EXERCISE ->
Can you output the material exactly as written, minus any pictures it holds?

SUPPLIED INFORMATION ->
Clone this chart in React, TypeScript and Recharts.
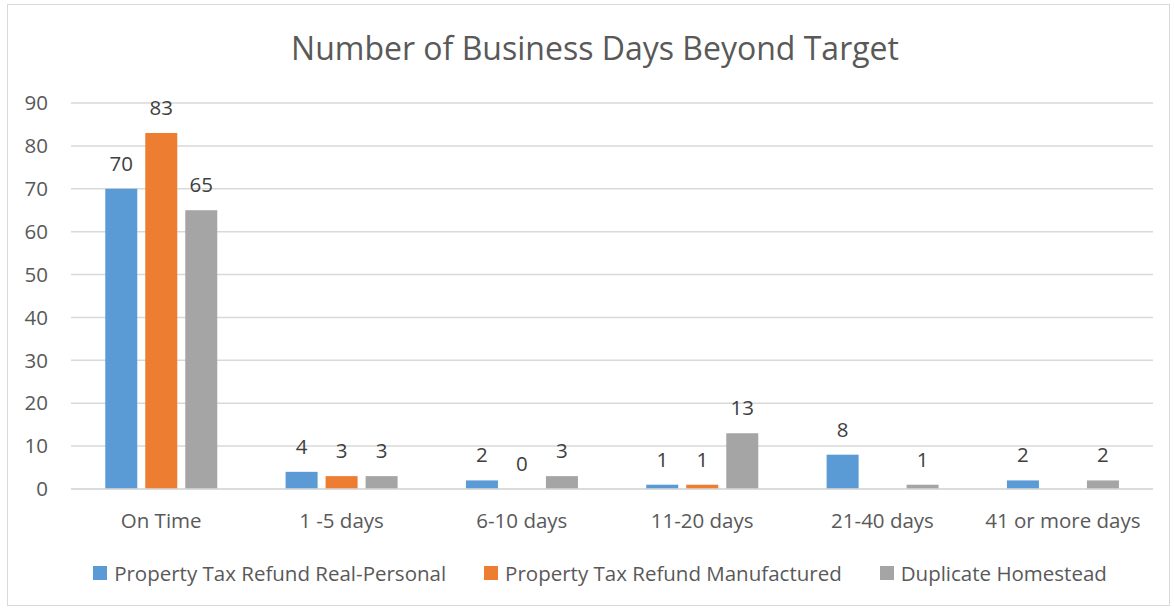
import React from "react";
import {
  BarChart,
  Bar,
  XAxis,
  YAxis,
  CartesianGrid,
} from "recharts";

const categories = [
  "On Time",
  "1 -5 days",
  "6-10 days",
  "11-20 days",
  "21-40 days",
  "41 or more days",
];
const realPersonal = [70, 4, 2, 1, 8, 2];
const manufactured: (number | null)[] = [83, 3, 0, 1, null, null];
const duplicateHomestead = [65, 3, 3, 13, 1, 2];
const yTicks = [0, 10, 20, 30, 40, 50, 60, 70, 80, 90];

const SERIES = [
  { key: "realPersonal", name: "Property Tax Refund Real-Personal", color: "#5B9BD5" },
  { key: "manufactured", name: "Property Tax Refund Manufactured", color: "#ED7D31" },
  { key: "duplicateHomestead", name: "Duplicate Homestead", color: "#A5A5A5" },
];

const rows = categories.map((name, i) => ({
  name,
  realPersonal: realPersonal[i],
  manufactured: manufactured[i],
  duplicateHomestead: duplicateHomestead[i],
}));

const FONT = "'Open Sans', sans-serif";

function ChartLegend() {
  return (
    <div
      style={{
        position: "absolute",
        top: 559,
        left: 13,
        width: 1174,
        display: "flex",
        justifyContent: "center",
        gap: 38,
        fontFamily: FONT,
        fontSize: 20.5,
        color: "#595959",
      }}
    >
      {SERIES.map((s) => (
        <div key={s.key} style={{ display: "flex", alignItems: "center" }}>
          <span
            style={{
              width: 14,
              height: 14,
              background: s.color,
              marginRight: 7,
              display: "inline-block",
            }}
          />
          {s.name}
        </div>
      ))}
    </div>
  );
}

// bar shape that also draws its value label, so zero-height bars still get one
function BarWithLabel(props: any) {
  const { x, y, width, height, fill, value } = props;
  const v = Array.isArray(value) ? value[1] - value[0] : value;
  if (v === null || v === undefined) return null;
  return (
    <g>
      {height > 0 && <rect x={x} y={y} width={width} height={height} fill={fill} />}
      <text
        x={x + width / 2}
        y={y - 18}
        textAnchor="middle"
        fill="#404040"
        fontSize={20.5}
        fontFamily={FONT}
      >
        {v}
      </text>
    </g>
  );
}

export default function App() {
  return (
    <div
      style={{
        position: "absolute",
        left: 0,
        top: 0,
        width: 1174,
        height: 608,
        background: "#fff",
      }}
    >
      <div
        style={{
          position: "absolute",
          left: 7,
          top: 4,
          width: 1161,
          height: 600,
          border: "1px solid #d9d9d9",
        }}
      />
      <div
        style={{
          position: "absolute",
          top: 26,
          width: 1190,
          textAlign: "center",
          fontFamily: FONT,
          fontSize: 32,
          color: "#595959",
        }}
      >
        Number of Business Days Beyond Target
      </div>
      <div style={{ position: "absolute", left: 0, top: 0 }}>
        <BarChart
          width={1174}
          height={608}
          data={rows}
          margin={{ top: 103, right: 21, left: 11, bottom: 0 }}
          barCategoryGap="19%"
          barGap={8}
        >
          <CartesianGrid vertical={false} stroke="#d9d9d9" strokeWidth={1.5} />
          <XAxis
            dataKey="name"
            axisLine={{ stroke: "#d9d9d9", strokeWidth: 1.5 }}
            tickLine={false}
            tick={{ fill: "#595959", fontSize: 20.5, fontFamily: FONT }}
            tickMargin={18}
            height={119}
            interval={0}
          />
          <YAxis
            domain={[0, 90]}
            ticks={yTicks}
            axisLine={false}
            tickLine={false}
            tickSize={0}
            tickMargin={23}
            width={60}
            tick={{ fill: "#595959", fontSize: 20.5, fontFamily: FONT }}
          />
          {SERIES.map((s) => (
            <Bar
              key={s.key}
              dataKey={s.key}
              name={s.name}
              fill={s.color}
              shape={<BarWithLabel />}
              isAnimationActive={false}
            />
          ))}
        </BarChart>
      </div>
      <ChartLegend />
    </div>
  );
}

EXERCISE OUTPUT ->
Clone this chart in React, TypeScript and Recharts.
import React from "react";
import {
  BarChart,
  Bar,
  XAxis,
  YAxis,
  CartesianGrid,
} from "recharts";

const categories = [
  "On Time",
  "1 -5 days",
  "6-10 days",
  "11-20 days",
  "21-40 days",
  "41 or more days",
];
const realPersonal = [70, 4, 2, 1, 8, 2];
const manufactured: (number | null)[] = [83, 3, 0, 1, null, null];
const duplicateHomestead = [65, 3, 3, 13, 1, 2];
const yTicks = [0, 10, 20, 30, 40, 50, 60, 70, 80, 90];

const SERIES = [
  { key: "realPersonal", name: "Property Tax Refund Real-Personal", color: "#5B9BD5" },
  { key: "manufactured", name: "Property Tax Refund Manufactured", color: "#ED7D31" },
  { key: "duplicateHomestead", name: "Duplicate Homestead", color: "#A5A5A5" },
];

const rows = categories.map((name, i) => ({
  name,
  realPersonal: realPersonal[i],
  manufactured: manufactured[i],
  duplicateHomestead: duplicateHomestead[i],
}));

const FONT = "'Open Sans', sans-serif";

function ChartLegend() {
  return (
    <div
      style={{
        position: "absolute",
        top: 559,
        left: 13,
        width: 1174,
        display: "flex",
        justifyContent: "center",
        gap: 38,
        fontFamily: FONT,
        fontSize: 20.5,
        color: "#595959",
      }}
    >
      {SERIES.map((s) => (
        <div key={s.key} style={{ display: "flex", alignItems: "center" }}>
          <span
            style={{
              width: 14,
              height: 14,
              background: s.color,
              marginRight: 7,
              display: "inline-block",
            }}
          />
          {s.name}
        </div>
      ))}
    </div>
  );
}

// bar shape that also draws its value label, so zero-height bars still get one
function BarWithLabel(props: any) {
  const { x, y, width, height, fill, value } = props;
  const v = Array.isArray(value) ? value[1] - value[0] : value;
  if (v === null || v === undefined) return null;
  return (
    <g>
      {height > 0 && <rect x={x} y={y} width={width} height={height} fill={fill} />}
      <text
        x={x + width / 2}
        y={y - 18}
        textAnchor="middle"
        fill="#404040"
        fontSize={20.5}
        fontFamily={FONT}
      >
        {v}
      </text>
    </g>
  );
}

export default function App() {
  return (
    <div
      style={{
        position: "absolute",
        left: 0,
        top: 0,
        width: 1174,
        height: 608,
        background: "#fff",
      }}
    >
      <div
        style={{
          position: "absolute",
          left: 7,
          top: 4,
          width: 1161,
          height: 600,
          border: "1px solid #d9d9d9",
        }}
      />
      <div
        style={{
          position: "absolute",
          top: 26,
          width: 1190,
          textAlign: "center",
          fontFamily: FONT,
          fontSize: 32,
          color: "#595959",
        }}
      >
        Number of Business Days Beyond Target
      </div>
      <div style={{ position: "absolute", left: 0, top: 0 }}>
        <BarChart
          width={1174}
          height={608}
          data={rows}
          margin={{ top: 103, right: 21, left: 11, bottom: 0 }}
          barCategoryGap="19%"
          barGap={8}
        >
          <CartesianGrid vertical={false} stroke="#d9d9d9" strokeWidth={1.5} />
          <XAxis
            dataKey="name"
            axisLine={{ stroke: "#d9d9d9", strokeWidth: 1.5 }}
            tickLine={false}
            tick={{ fill: "#595959", fontSize: 20.5, fontFamily: FONT }}
            tickMargin={18}
            height={119}
            interval={0}
          />
          <YAxis
            domain={[0, 90]}
            ticks={yTicks}
            axisLine={false}
            tickLine={false}
            tickSize={0}
            tickMargin={23}
            width={60}
            tick={{ fill: "#595959", fontSize: 20.5, fontFamily: FONT }}
          />
          {SERIES.map((s) => (
            <Bar
              key={s.key}
              dataKey={s.key}
              name={s.name}
              fill={s.color}
              shape={<BarWithLabel />}
              isAnimationActive={false}
            />
          ))}
        </BarChart>
      </div>
      <ChartLegend />
    </div>
  );
}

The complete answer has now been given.